Work to do:
In the entries below, print exactly the lines from the first through the one with "import plotly.graph_objects as go", both included, and none of the pictures.
▬▬▬▬▬▬▬▬▬▬
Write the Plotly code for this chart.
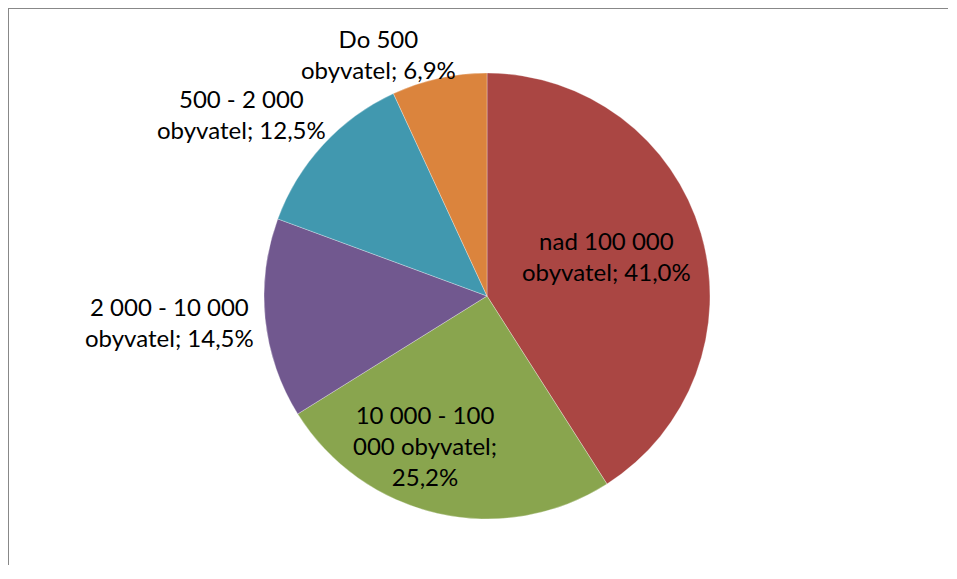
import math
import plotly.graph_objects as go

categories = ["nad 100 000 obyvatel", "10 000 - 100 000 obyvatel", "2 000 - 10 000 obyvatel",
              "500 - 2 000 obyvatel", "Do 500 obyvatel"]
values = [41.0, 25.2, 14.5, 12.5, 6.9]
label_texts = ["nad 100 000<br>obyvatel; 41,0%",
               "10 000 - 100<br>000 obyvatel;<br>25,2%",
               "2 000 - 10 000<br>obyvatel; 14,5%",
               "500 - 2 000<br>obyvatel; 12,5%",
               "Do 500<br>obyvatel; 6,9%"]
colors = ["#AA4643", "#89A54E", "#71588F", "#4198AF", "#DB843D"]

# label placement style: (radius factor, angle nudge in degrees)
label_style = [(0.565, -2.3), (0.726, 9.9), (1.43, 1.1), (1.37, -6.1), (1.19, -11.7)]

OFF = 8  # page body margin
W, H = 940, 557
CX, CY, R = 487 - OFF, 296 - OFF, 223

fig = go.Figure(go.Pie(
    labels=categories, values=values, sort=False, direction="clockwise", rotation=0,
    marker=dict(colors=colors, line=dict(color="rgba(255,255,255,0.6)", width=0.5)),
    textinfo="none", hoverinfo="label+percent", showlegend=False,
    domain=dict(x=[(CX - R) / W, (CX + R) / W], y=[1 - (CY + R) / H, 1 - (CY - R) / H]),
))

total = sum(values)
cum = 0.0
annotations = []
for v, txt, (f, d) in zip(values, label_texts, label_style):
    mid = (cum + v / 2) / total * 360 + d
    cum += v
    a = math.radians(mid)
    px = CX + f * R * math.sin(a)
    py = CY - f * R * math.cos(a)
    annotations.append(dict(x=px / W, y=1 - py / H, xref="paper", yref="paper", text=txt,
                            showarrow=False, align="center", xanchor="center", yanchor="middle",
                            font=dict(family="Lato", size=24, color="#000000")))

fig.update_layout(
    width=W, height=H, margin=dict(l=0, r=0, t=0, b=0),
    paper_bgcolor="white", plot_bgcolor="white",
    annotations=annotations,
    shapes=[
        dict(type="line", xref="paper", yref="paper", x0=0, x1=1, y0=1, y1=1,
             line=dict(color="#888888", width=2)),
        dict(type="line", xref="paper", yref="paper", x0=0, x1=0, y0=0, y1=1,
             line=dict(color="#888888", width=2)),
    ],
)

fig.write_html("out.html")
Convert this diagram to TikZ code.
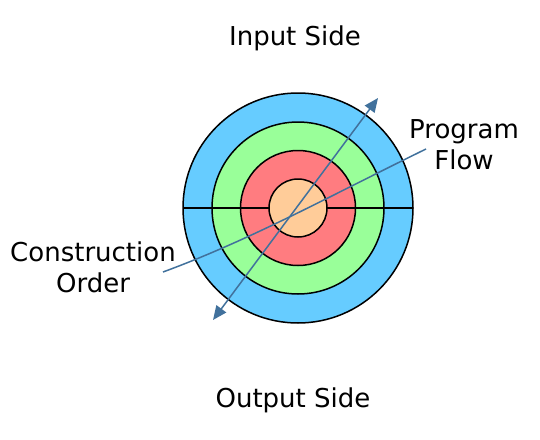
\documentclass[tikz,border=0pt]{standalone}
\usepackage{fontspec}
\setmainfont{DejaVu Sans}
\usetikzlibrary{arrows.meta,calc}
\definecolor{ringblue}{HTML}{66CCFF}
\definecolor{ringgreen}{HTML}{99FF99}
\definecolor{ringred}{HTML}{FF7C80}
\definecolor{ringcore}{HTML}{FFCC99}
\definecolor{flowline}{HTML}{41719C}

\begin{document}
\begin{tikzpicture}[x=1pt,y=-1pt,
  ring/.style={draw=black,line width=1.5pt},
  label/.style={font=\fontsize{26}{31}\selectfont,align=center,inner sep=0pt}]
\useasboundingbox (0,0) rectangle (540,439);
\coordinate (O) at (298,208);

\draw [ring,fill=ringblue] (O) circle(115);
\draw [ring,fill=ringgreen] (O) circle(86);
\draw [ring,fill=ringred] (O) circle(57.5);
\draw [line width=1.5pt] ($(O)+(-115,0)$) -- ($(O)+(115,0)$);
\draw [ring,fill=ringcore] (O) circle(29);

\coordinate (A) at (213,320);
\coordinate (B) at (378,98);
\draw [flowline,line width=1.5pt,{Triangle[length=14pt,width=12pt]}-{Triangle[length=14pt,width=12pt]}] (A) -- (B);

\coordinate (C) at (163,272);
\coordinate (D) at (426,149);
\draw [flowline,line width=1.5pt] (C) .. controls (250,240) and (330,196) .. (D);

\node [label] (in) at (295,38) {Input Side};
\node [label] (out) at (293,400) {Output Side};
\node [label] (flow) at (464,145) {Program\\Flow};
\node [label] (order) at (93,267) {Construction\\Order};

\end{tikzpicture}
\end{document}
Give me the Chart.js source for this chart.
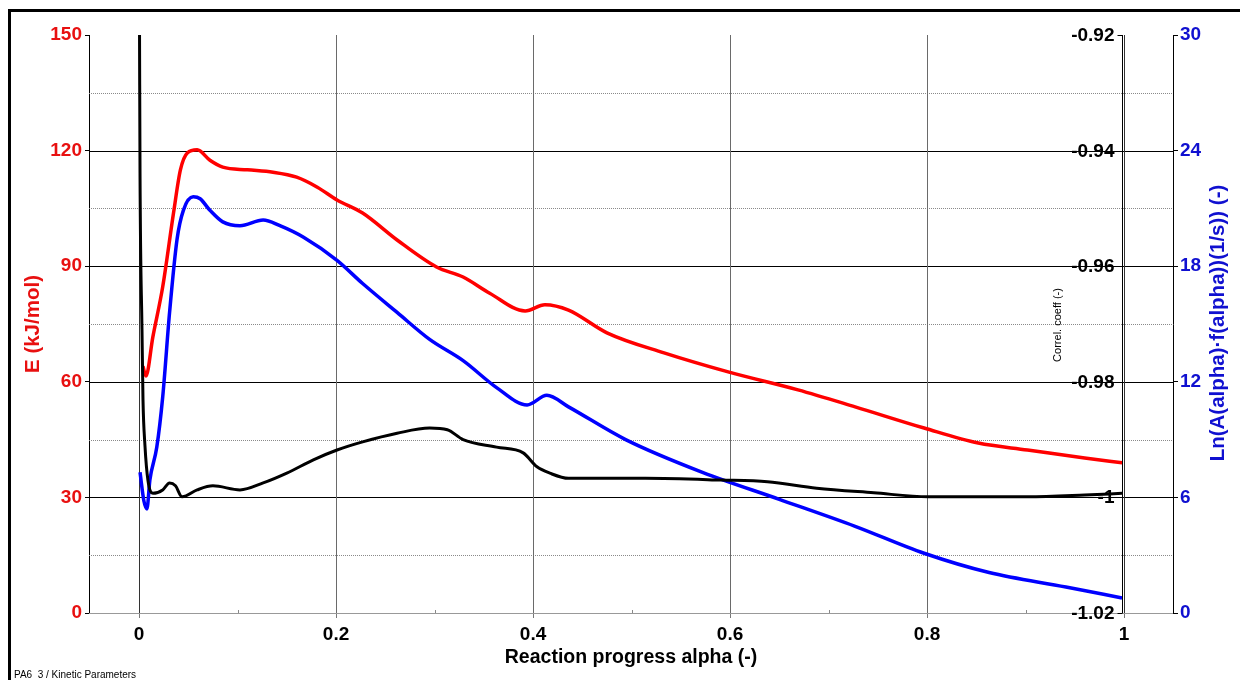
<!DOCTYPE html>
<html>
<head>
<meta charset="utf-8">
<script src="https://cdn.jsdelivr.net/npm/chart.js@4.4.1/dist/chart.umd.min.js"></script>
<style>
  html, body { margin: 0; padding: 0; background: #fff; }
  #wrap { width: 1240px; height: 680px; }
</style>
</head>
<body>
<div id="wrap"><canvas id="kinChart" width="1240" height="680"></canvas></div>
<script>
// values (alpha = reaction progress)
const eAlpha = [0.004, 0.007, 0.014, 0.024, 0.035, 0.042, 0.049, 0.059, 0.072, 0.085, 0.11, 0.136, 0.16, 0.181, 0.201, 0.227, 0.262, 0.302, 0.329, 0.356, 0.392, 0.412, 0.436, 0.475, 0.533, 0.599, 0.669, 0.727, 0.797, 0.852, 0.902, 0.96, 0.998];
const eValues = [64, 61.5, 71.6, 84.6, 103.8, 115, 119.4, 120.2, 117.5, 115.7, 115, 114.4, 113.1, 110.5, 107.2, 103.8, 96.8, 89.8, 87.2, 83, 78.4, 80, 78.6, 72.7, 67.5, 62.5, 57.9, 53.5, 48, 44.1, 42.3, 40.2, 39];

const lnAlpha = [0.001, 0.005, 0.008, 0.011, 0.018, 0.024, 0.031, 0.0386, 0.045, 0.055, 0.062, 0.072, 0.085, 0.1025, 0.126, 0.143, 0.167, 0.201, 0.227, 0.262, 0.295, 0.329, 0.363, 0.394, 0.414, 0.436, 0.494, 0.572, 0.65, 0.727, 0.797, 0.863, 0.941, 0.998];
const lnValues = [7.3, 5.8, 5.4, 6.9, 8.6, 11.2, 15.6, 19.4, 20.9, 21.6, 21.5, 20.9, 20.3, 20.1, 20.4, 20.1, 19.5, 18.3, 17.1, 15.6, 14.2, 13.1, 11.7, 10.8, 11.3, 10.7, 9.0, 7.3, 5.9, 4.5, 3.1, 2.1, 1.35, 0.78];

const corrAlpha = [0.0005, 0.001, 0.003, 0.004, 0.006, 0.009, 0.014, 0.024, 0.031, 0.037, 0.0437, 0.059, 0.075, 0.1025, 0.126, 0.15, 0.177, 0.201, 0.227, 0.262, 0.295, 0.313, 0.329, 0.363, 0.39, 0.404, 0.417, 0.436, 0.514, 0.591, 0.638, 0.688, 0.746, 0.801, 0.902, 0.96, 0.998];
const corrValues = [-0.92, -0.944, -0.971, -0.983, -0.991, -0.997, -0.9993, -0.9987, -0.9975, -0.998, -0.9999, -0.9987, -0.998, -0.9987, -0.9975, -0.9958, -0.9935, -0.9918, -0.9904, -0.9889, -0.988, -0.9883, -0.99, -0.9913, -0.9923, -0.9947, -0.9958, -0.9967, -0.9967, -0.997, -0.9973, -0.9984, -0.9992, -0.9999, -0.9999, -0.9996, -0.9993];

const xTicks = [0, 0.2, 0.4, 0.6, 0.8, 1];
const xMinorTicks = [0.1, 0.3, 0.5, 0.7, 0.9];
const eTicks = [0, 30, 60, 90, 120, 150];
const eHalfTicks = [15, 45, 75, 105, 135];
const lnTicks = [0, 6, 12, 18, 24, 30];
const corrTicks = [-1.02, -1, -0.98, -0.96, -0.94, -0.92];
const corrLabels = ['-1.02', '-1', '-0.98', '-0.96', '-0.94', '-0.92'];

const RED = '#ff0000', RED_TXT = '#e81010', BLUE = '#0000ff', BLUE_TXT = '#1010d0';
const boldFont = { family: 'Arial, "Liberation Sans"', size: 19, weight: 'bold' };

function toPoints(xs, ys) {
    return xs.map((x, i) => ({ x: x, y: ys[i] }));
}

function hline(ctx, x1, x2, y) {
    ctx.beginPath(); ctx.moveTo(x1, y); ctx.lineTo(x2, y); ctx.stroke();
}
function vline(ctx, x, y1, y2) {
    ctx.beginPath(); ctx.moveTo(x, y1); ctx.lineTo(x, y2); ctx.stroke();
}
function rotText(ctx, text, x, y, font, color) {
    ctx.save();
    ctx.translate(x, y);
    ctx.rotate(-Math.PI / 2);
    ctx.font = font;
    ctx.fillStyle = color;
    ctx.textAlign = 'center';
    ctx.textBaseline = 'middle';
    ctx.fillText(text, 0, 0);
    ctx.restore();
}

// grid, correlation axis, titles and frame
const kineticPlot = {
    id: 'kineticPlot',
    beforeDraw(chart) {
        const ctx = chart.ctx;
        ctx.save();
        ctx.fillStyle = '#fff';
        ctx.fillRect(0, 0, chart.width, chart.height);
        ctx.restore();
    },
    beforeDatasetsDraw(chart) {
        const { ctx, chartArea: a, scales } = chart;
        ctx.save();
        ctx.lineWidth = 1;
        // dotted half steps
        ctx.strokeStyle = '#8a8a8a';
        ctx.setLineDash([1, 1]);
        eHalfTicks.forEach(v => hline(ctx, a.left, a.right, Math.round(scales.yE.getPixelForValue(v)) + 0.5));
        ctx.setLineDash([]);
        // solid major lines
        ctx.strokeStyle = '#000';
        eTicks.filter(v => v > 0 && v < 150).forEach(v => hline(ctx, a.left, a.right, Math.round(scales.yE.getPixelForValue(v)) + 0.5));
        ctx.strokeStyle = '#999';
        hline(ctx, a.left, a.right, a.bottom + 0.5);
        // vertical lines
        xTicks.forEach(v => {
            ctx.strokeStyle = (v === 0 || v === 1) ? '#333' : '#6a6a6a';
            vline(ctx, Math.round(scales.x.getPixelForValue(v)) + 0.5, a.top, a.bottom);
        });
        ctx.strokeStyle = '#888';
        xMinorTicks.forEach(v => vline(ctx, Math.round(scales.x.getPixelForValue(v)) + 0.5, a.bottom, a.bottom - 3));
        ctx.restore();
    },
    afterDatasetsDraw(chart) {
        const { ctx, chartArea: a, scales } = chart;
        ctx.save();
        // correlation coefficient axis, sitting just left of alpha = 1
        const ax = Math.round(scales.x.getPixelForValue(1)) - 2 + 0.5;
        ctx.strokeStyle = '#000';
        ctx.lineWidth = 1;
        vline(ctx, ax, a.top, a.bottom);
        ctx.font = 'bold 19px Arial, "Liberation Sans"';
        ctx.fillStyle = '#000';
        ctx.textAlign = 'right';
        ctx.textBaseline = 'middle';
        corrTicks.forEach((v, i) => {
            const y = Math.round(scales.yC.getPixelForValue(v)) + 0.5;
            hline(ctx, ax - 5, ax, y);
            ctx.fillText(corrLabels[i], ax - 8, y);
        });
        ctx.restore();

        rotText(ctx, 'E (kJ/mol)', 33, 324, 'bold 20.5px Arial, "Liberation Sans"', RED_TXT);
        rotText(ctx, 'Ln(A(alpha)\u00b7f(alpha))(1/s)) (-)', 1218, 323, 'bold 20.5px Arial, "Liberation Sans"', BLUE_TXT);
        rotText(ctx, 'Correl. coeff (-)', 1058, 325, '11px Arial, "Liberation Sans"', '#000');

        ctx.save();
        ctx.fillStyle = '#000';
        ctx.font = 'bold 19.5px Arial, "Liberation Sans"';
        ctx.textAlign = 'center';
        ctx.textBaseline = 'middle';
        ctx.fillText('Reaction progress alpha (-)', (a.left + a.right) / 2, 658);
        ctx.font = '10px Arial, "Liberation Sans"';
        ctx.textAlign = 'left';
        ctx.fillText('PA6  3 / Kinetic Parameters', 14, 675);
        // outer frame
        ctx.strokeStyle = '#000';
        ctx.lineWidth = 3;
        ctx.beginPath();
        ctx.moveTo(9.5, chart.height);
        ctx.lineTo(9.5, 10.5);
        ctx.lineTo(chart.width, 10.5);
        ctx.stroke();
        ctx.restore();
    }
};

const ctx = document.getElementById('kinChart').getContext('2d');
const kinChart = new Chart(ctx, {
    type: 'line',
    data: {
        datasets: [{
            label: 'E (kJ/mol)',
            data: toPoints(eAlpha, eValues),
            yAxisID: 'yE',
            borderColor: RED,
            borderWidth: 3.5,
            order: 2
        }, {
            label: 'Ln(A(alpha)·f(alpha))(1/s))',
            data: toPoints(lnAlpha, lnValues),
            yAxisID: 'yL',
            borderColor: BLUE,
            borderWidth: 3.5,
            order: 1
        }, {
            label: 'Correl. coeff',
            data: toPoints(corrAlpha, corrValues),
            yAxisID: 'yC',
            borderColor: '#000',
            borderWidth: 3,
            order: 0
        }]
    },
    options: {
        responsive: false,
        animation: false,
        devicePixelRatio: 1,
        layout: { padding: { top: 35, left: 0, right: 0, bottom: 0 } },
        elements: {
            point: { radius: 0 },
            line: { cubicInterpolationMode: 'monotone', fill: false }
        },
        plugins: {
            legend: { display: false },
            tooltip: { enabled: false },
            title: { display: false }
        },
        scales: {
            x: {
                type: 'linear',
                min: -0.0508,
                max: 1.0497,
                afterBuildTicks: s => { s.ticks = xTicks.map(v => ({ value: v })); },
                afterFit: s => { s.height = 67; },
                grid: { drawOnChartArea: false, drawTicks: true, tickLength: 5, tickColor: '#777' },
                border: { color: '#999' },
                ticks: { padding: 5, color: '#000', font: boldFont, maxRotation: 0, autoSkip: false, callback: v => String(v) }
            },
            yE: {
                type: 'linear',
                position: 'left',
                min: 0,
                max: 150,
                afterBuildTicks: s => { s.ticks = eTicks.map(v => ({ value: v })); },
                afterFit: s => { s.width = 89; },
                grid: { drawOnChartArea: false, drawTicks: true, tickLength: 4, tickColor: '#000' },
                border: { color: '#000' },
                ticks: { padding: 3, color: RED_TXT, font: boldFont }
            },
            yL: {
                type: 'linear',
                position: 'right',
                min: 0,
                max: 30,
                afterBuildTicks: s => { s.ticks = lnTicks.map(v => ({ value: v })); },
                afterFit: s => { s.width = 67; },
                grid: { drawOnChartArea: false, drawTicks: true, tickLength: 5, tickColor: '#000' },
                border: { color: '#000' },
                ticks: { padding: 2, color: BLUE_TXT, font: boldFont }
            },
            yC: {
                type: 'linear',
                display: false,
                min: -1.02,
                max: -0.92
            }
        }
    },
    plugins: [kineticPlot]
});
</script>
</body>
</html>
▬▬▬▬▬▬▬▬▬▬
Answer to the task:
Write the Plotly code for this chart.
import math
import plotly.graph_objects as go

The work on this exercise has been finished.